The theoretical justification for passive investing has academic support. At the heart of this is Modern Portfolio Theory (MPT). Developed by financial economist Harry Markowitz in the 1950s, MPT asserts that the relationship between risk and return can be quantified, and that active management is fruitless because markets efficiently price in all information.

Yet experience has proved this is not always the case. Perhaps most famously, Warren Buffet, the celebrated US value investor, has beaten the US equity markets for more than 50 years through his distinctive style of investing in high quality businesses such as Coca-Cola at the right price. Between 1965 and 2017, the compounded annual gain of shares in Buffet’s Berkshire Hathaway vehicle was 20.9% - far more than the 9.9% return (with dividends reinvested) for the US S&P 500 Index (Berkshire Hathaway 2017 annual report). Of course, it is difficult to spot investors of Mr Buffet’s class and many active investors simply do not beat the index in the long term.
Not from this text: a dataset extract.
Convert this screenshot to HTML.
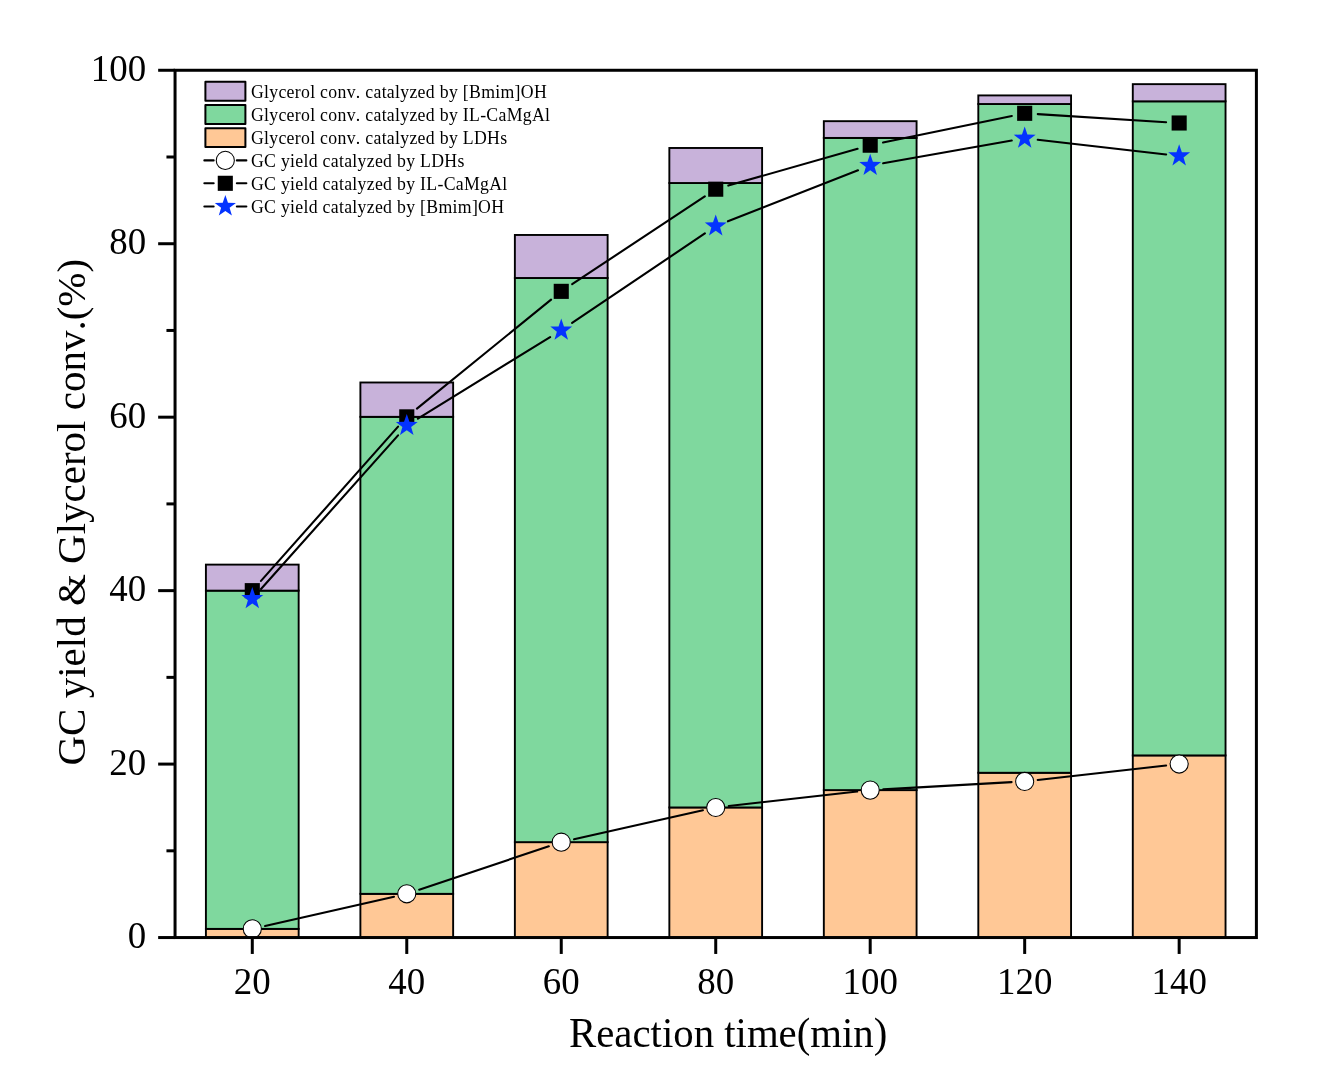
<!DOCTYPE html>
<html><head><meta charset="utf-8"><title>Chart</title>
<style>html,body{margin:0;padding:0;background:#fff}body{width:1322px;height:1075px;overflow:hidden}
svg{display:block;will-change:transform}
svg text{font-family:"Liberation Serif",serif;fill:#000}</style></head><body>
<svg width="1322" height="1075" viewBox="0 0 1322 1075">
<rect width="1322" height="1075" fill="#fff"/>
<g stroke="#000" stroke-width="1.9" stroke-linejoin="miter">
<rect x="205.91" y="928.88" width="92.75" height="8.67" fill="#FFC896"/>
<rect x="205.91" y="590.64" width="92.75" height="338.24" fill="#7FD89E"/>
<rect x="205.91" y="564.62" width="92.75" height="26.02" fill="#C8B2DA"/>
<rect x="360.39" y="893.84" width="92.75" height="43.71" fill="#FFC896"/>
<rect x="360.39" y="416.84" width="92.75" height="477.00" fill="#7FD89E"/>
<rect x="360.39" y="382.49" width="92.75" height="34.34" fill="#C8B2DA"/>
<rect x="514.87" y="842.15" width="92.75" height="95.40" fill="#FFC896"/>
<rect x="514.87" y="277.98" width="92.75" height="564.17" fill="#7FD89E"/>
<rect x="514.87" y="234.97" width="92.75" height="43.02" fill="#C8B2DA"/>
<rect x="669.35" y="807.46" width="92.75" height="130.09" fill="#FFC896"/>
<rect x="669.35" y="183.02" width="92.75" height="624.44" fill="#7FD89E"/>
<rect x="669.35" y="147.98" width="92.75" height="35.04" fill="#C8B2DA"/>
<rect x="823.83" y="790.11" width="92.75" height="147.44" fill="#FFC896"/>
<rect x="823.83" y="137.92" width="92.75" height="652.19" fill="#7FD89E"/>
<rect x="823.83" y="121.18" width="92.75" height="16.74" fill="#C8B2DA"/>
<rect x="978.31" y="772.77" width="92.75" height="164.78" fill="#FFC896"/>
<rect x="978.31" y="104.01" width="92.75" height="668.76" fill="#7FD89E"/>
<rect x="978.31" y="95.42" width="92.75" height="8.59" fill="#C8B2DA"/>
<rect x="1132.79" y="755.42" width="92.75" height="182.13" fill="#FFC896"/>
<rect x="1132.79" y="101.32" width="92.75" height="654.10" fill="#7FD89E"/>
<rect x="1132.79" y="84.15" width="92.75" height="17.17" fill="#C8B2DA"/>
</g>
<g stroke="#000" stroke-width="2.1" stroke-linecap="round">
<line x1="265.06" y1="925.98" x2="393.99" y2="896.74"/>
<line x1="419.19" y1="889.68" x2="548.82" y2="846.31"/>
<line x1="574.03" y1="839.28" x2="702.94" y2="810.33"/>
<line x1="728.74" y1="806.00" x2="857.19" y2="791.57"/>
<line x1="883.28" y1="789.38" x2="1011.60" y2="782.17"/>
<line x1="1037.70" y1="779.98" x2="1166.14" y2="765.56"/>
</g>
<circle cx="252.29" cy="928.88" r="9.05" fill="#fff" stroke="#000" stroke-width="1.05"/>
<circle cx="406.77" cy="893.84" r="9.05" fill="#fff" stroke="#000" stroke-width="1.05"/>
<circle cx="561.25" cy="842.15" r="9.05" fill="#fff" stroke="#000" stroke-width="1.05"/>
<circle cx="715.73" cy="807.46" r="9.05" fill="#fff" stroke="#000" stroke-width="1.05"/>
<circle cx="870.20" cy="790.11" r="9.05" fill="#fff" stroke="#000" stroke-width="1.05"/>
<circle cx="1024.68" cy="781.44" r="9.05" fill="#fff" stroke="#000" stroke-width="1.05"/>
<circle cx="1179.16" cy="764.09" r="9.05" fill="#fff" stroke="#000" stroke-width="1.05"/>
<g stroke="#000" stroke-width="2.1" stroke-linecap="round">
<line x1="260.99" y1="580.86" x2="398.07" y2="426.64"/>
<line x1="416.94" y1="408.59" x2="551.08" y2="299.61"/>
<line x1="572.17" y1="284.12" x2="704.80" y2="196.43"/>
<line x1="728.32" y1="185.61" x2="857.60" y2="148.79"/>
<line x1="883.03" y1="142.55" x2="1011.85" y2="115.95"/>
<line x1="1037.76" y1="114.12" x2="1166.09" y2="122.18"/>
</g>
<rect x="244.74" y="583.10" width="15.1" height="15.1" fill="#000"/>
<rect x="399.22" y="409.30" width="15.1" height="15.1" fill="#000"/>
<rect x="553.70" y="283.80" width="15.1" height="15.1" fill="#000"/>
<rect x="708.18" y="181.65" width="15.1" height="15.1" fill="#000"/>
<rect x="862.65" y="137.65" width="15.1" height="15.1" fill="#000"/>
<rect x="1017.13" y="105.75" width="15.1" height="15.1" fill="#000"/>
<rect x="1171.61" y="115.45" width="15.1" height="15.1" fill="#000"/>
<g stroke="#000" stroke-width="2.1" stroke-linecap="round">
<line x1="261.01" y1="588.93" x2="398.05" y2="435.37"/>
<line x1="417.91" y1="418.72" x2="550.10" y2="337.08"/>
<line x1="572.11" y1="322.88" x2="704.86" y2="233.42"/>
<line x1="727.92" y1="221.32" x2="858.01" y2="170.28"/>
<line x1="883.11" y1="163.23" x2="1011.78" y2="140.57"/>
<line x1="1037.70" y1="139.79" x2="1166.15" y2="154.45"/>
</g>
<polygon points="252.29,587.00 254.99,594.91 263.23,595.08 256.66,600.15 259.05,608.17 252.29,603.38 245.53,608.17 247.91,600.15 241.35,595.08 249.59,594.91" fill="#0433FF"/>
<polygon points="406.77,413.90 409.47,421.81 417.71,421.98 411.14,427.05 413.53,435.07 406.77,430.28 400.01,435.07 402.39,427.05 395.83,421.98 404.06,421.81" fill="#0433FF"/>
<polygon points="561.25,318.50 563.95,326.41 572.18,326.58 565.62,331.65 568.01,339.67 561.25,334.88 554.49,339.67 556.87,331.65 550.31,326.58 558.54,326.41" fill="#0433FF"/>
<polygon points="715.73,214.40 718.43,222.31 726.66,222.48 720.10,227.55 722.48,235.57 715.73,230.78 708.97,235.57 711.35,227.55 704.79,222.48 713.02,222.31" fill="#0433FF"/>
<polygon points="870.20,153.80 872.91,161.71 881.14,161.88 874.58,166.95 876.96,174.97 870.20,170.18 863.44,174.97 865.83,166.95 859.27,161.88 867.50,161.71" fill="#0433FF"/>
<polygon points="1024.68,126.60 1027.39,134.51 1035.62,134.68 1029.06,139.75 1031.44,147.77 1024.68,142.98 1017.92,147.77 1020.31,139.75 1013.74,134.68 1021.98,134.51" fill="#0433FF"/>
<polygon points="1179.16,144.24 1181.86,152.15 1190.10,152.32 1183.54,157.39 1185.92,165.41 1179.16,160.62 1172.40,165.41 1174.79,157.39 1168.22,152.32 1176.46,152.15" fill="#0433FF"/>
<g stroke="#000" stroke-width="3.0" fill="none">
<rect x="175.05" y="70.27" width="1081.35" height="867.28"/>
<line x1="158.15" y1="937.55" x2="175.05" y2="937.55"/>
<line x1="166.45" y1="850.82" x2="175.05" y2="850.82"/>
<line x1="158.15" y1="764.09" x2="175.05" y2="764.09"/>
<line x1="166.45" y1="677.37" x2="175.05" y2="677.37"/>
<line x1="158.15" y1="590.64" x2="175.05" y2="590.64"/>
<line x1="166.45" y1="503.91" x2="175.05" y2="503.91"/>
<line x1="158.15" y1="417.18" x2="175.05" y2="417.18"/>
<line x1="166.45" y1="330.45" x2="175.05" y2="330.45"/>
<line x1="158.15" y1="243.73" x2="175.05" y2="243.73"/>
<line x1="166.45" y1="157.00" x2="175.05" y2="157.00"/>
<line x1="158.15" y1="70.27" x2="175.05" y2="70.27"/>
<line x1="252.29" y1="937.55" x2="252.29" y2="953.95"/>
<line x1="406.77" y1="937.55" x2="406.77" y2="953.95"/>
<line x1="561.25" y1="937.55" x2="561.25" y2="953.95"/>
<line x1="715.73" y1="937.55" x2="715.73" y2="953.95"/>
<line x1="870.20" y1="937.55" x2="870.20" y2="953.95"/>
<line x1="1024.68" y1="937.55" x2="1024.68" y2="953.95"/>
<line x1="1179.16" y1="937.55" x2="1179.16" y2="953.95"/>
</g>
<g class="t">
<text transform="translate(146.1,948.30) scale(1,1.02)" font-size="36.9" text-anchor="end">0</text>
<text transform="translate(146.1,774.84) scale(1,1.02)" font-size="36.9" text-anchor="end">20</text>
<text transform="translate(146.1,601.39) scale(1,1.02)" font-size="36.9" text-anchor="end">40</text>
<text transform="translate(146.1,427.93) scale(1,1.02)" font-size="36.9" text-anchor="end">60</text>
<text transform="translate(146.1,254.48) scale(1,1.02)" font-size="36.9" text-anchor="end">80</text>
<text transform="translate(146.1,81.02) scale(1,1.02)" font-size="36.9" text-anchor="end">100</text>
<text transform="translate(252.29,993.9) scale(1,1.02)" font-size="36.9" text-anchor="middle">20</text>
<text transform="translate(406.77,993.9) scale(1,1.02)" font-size="36.9" text-anchor="middle">40</text>
<text transform="translate(561.25,993.9) scale(1,1.02)" font-size="36.9" text-anchor="middle">60</text>
<text transform="translate(715.73,993.9) scale(1,1.02)" font-size="36.9" text-anchor="middle">80</text>
<text transform="translate(870.20,993.9) scale(1,1.02)" font-size="36.9" text-anchor="middle">100</text>
<text transform="translate(1024.68,993.9) scale(1,1.02)" font-size="36.9" text-anchor="middle">120</text>
<text transform="translate(1179.16,993.9) scale(1,1.02)" font-size="36.9" text-anchor="middle">140</text>
<text transform="translate(728.2,1047.3) scale(1,1.03)" font-size="40.8" text-anchor="middle">Reaction time(min)</text>
<text transform="translate(85,512.2) rotate(-90)" font-size="41" style="font-kerning:none" text-anchor="middle">GC yield &amp; Glycerol conv.(%)</text>
<text transform="translate(250.9,97.50) scale(1,1.08)" font-size="17.75" style="letter-spacing:0.3px;font-kerning:none">Glycerol conv. catalyzed by [Bmim]OH</text>
<text transform="translate(250.9,120.60) scale(1,1.08)" font-size="17.75" style="letter-spacing:0.3px;font-kerning:none">Glycerol conv. catalyzed by IL-CaMgAl</text>
<text transform="translate(250.9,143.70) scale(1,1.08)" font-size="17.75" style="letter-spacing:0.3px;font-kerning:none">Glycerol conv. catalyzed by LDHs</text>
<text transform="translate(250.9,167.00) scale(1,1.08)" font-size="17.75" style="letter-spacing:0.3px;font-kerning:none">GC yield catalyzed by LDHs</text>
<text transform="translate(250.9,189.90) scale(1,1.08)" font-size="17.75" style="letter-spacing:0.3px;font-kerning:none">GC yield catalyzed by IL-CaMgAl</text>
<text transform="translate(250.9,213.00) scale(1,1.08)" font-size="17.75" style="letter-spacing:0.3px;font-kerning:none">GC yield catalyzed by [Bmim]OH</text>
</g>
<rect x="205.4" y="81.85" width="40" height="18.9" fill="#C8B2DA" stroke="#000" stroke-width="2" stroke-linejoin="round"/>
<rect x="205.4" y="105.05" width="40" height="18.9" fill="#7FD89E" stroke="#000" stroke-width="2" stroke-linejoin="round"/>
<rect x="205.4" y="128.20" width="40" height="18.9" fill="#FFC896" stroke="#000" stroke-width="2" stroke-linejoin="round"/>
<g stroke="#000" stroke-width="2.1" stroke-linecap="round">
<line x1="204.35" y1="160.4" x2="213.65" y2="160.4"/>
<line x1="236.85" y1="160.4" x2="246.35" y2="160.4"/>
<line x1="204.35" y1="183.3" x2="213.65" y2="183.3"/>
<line x1="236.85" y1="183.3" x2="246.35" y2="183.3"/>
<line x1="204.35" y1="206.5" x2="213.65" y2="206.5"/>
<line x1="236.85" y1="206.5" x2="246.35" y2="206.5"/>
</g>
<circle cx="225.3" cy="160.4" r="9.05" fill="#fff" stroke="#000" stroke-width="1.05"/>
<rect x="217.75" y="175.75" width="15.1" height="15.1" fill="#000"/>
<polygon points="225.35,195.05 227.97,202.73 235.96,202.89 229.59,207.80 231.91,215.58 225.35,210.94 218.79,215.58 221.11,207.80 214.74,202.89 222.73,202.73" fill="#0433FF"/>
</svg>
</body></html>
ETFs and index funds are rapidly gaining popularity. In 2016, passively-managed funds accounted for just under a fifth (16%) of the asset management industry, according to a report from PwC, the consultancy. By 2025, this number is forecast to increase to a quarter (25%).

For and against

But there are reasons for and against both active and passive.
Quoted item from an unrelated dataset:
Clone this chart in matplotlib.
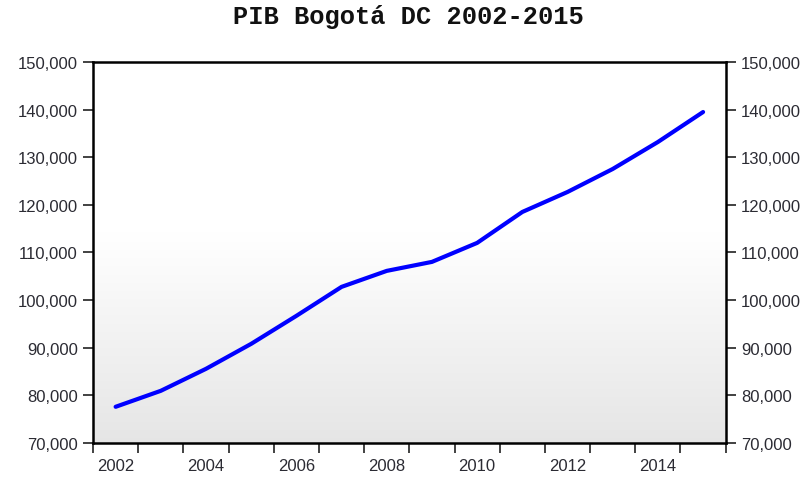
import numpy as np
import matplotlib
matplotlib.use("Agg")
import matplotlib.pyplot as plt
from matplotlib.ticker import FuncFormatter, FixedLocator

# PIB Bogota
years = [2002, 2003, 2004, 2005, 2006, 2007, 2008, 2009, 2010, 2011, 2012, 2013, 2014, 2015]
pib = [77560, 80920, 85540, 90790, 96670, 102760, 106120, 108010, 112000, 118500, 122700, 127530, 133200, 139500]
year_labels = ["2002", "2004", "2006", "2008", "2010", "2012", "2014"]

fig = plt.figure(figsize=(8.09, 4.85), dpi=100)
ax = fig.add_axes([0.115, 0.085, 0.782, 0.785])

# background gradient: light grey at bottom fading to white at top
t = np.linspace(0, 1, 256)  # 0 = bottom, 1 = top
shade = 1.0 - 0.10 * np.clip((0.55 - t) / 0.55, 0, 1)
img = np.repeat(shade[:, None, None], 3, axis=2)
ax.imshow(img, extent=[0, 1, 0, 1], transform=ax.transAxes, aspect="auto",
          origin="lower", zorder=0)

# points sit in the middle of each year
x = np.array(years) + 0.5
ax.plot(x, pib, color="#0000ff", lw=3.0, solid_capstyle="round", solid_joinstyle="round", zorder=3)

ax.set_xlim(2002, 2016)
ax.set_ylim(70000, 150000)

ax.xaxis.set_major_locator(FixedLocator(np.arange(2002, 2017)))
ax.xaxis.set_minor_locator(FixedLocator([int(s) + 0.5 for s in year_labels]))
ax.xaxis.set_major_formatter(FuncFormatter(lambda v, p: ""))
ax.xaxis.set_minor_formatter(FuncFormatter(lambda v, p: str(int(v))))
ax.tick_params(axis="x", which="major", direction="out", length=7, width=1.3, color="#333333")
ax.tick_params(axis="x", which="minor", length=0, pad=11)

ax.set_yticks(np.arange(70000, 150001, 10000))
ax.yaxis.set_major_formatter(FuncFormatter(lambda v, p: f"{int(v):,}"))
ax.tick_params(axis="y", which="major", direction="out", length=7, width=1.3, color="#333333",
               left=True, right=True, labelleft=True, labelright=True, pad=4)

for lab in ax.get_xticklabels(minor=True) + ax.get_yticklabels() + ax.yaxis.get_ticklabels(which="major"):
    lab.set_fontfamily("Liberation Sans")
    lab.set_fontsize(12)
    lab.set_color("#2b2b33")
for tk in ax.yaxis.get_major_ticks():
    tk.label2.set_fontfamily("Liberation Sans")
    tk.label2.set_fontsize(12)
    tk.label2.set_color("#2b2b33")

for s in ax.spines.values():
    s.set_linewidth(1.8)
    s.set_color("black")

fig.text(0.505, 0.965, "PIB Bogotá DC 2002-2015", ha="center", va="center",
         family="Liberation Mono", fontweight="bold", fontsize=18.3, color="#111111")

fig.savefig("out.png", dpi=100, facecolor="white")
There are three main reasons in favour of actively managed funds:

  1. They have the freedom to outperform the market
  2. They have the flexibility to accommodate your specific wishes, such as investing sustainably
  3. They can dynamically manage risk by, for example, cutting exposure to more volatile sectors at times when equity markets look likely to fall.

There are three main reasons for passive funds:

  1. They are unlikely to materially underperform the chosen benchmark index
  2. Their fees tend to be lower than those of actively-managed funds
  3. In the case of ETFs, they offer a quick and easy way to buy market exposure.

Complementing each other

When the arguments for and against active and passive investing are weighed up, neither appears simply better than the other. The answer to the active or passive question is; it depends. Indeed, some investors choose to use passive investments as a core for their portfolio while investing in active funds at the periphery. This gives them exposure to the market but the chance to outperform and have greater flexibility at the margin. Other investors, however, choose actively managed funds as core because they are set up for the longer term and give the manager the time to outperform. In this case, exchange-traded funds (ETFs) might be used for satellite exposure that are designed in a more tactical, short-term way.

After 40 years of debate, it appears that passive funds are not so much an alternative to active management as an addition. Intelligently implemented, the two styles complement each other.